Second party was the annual condo complex party. I remembered that I had to get there early to have any hope of getting food. They do heavy hors d’oeuvres and they’re gone in less than an hour. I chatted with a few folks, mostly about travel. Mostly, this is a "might as well get a meal out of my condo fees" event.

Third (and final) party was the holiday lunch at work. They cater mains and sides and do potluck appetizers and desserts. I did spring rolls because I am still trying to finish up the rice paper from a misunderstanding a while ago. (I assumed that saying the package made 12 servings meant it would make 12 spring rolls. But they defined a serving as an ounce. The package really makes about 100 spring rolls. I make spring rolls a lot.) At any rate, the ones I brought all got eaten, though I had leftover peanut sauce which I can toss with pasta for supper one night. That party also has a white elephant gift exchange. I contributed a Star Wars coloring book and colored pencil set. I got a bottle of wine. Consumables are actually a good thing to get, since it isn’t like I need more stuff. (Well, except books and yarn. One can never have too much of those.) One of the vice presidents got an Obama chia pet. This is something like the 4th year in a row he got a chia pet. He’s now announced his pending retirement.

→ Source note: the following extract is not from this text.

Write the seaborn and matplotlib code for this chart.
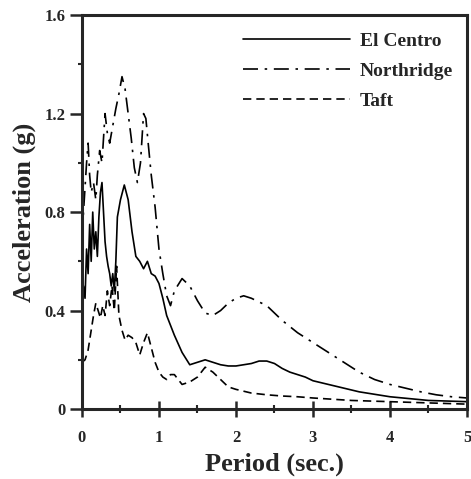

Texas Jack’s BBQ: I went to this new barbecue place in Arlington with friends from flyertalk. I’m not all that big on Texas barbecue, so I thought the food was just okay. It’s an order by the pound type of place and we got a pound of lean brisket, a pound of moist brisket, and a pound of pulled pork, plus fried potatoes and brussels sprouts. That was plenty of food for 6 people. I sure eat brussels sprouts a lot for somebody who refused to touch them until a couple of years ago.

At any rate, it was good to see some folks I hadn’t seen in a while and meet a couple of new people. And, of course, to talk travel (and miles and points and such.)

Bright Star: This is a new musical, written by Steve Martin and Edie Brickell, and it’s at the Kennedy Center for a pre-Broadway run. The story revolves around two people – a young man aspiring to be a writer and the steely editor of the journal he is trying to sell his work to. The editor has a deep dark secret, involving an illegitimate child. The first act ends on a truly shocking note, but anybody with any sense of drama knows how the story will end, if not quite how it will get there. The music is pleasant, a bit more twangy than I might like, given that I tend to need subtitles once I get south of Richmond. (It’s set in North Carolina. There is a western North Carolina / eastern Tennessee accent that this northerner finds particularly incomprehensible.) There’s little actual dancing, with the exception of a drinking song (“Pour Me Another”) which is somewhat of a throwaway. It’s intended to contrast the big city girl going after our innocent young writer, but we all know he’s going to end up with the girl back in his home town, so that side plot doesn’t provide much real drama.
All in all, the show was enjoyable. But, other than being written by big names, I’m not sure I really see it as a Broadway production. It seems more suitable for a more intimate, smaller theatre. Roundabout might do well with it, for example.

This Past Weekend: I was hoping to get completely caught up on things at home. I didn’t get anywhere near done, but I did make a fair amount of progress. I also got out of the house for a bit to go to knitting group, which is always enjoyable.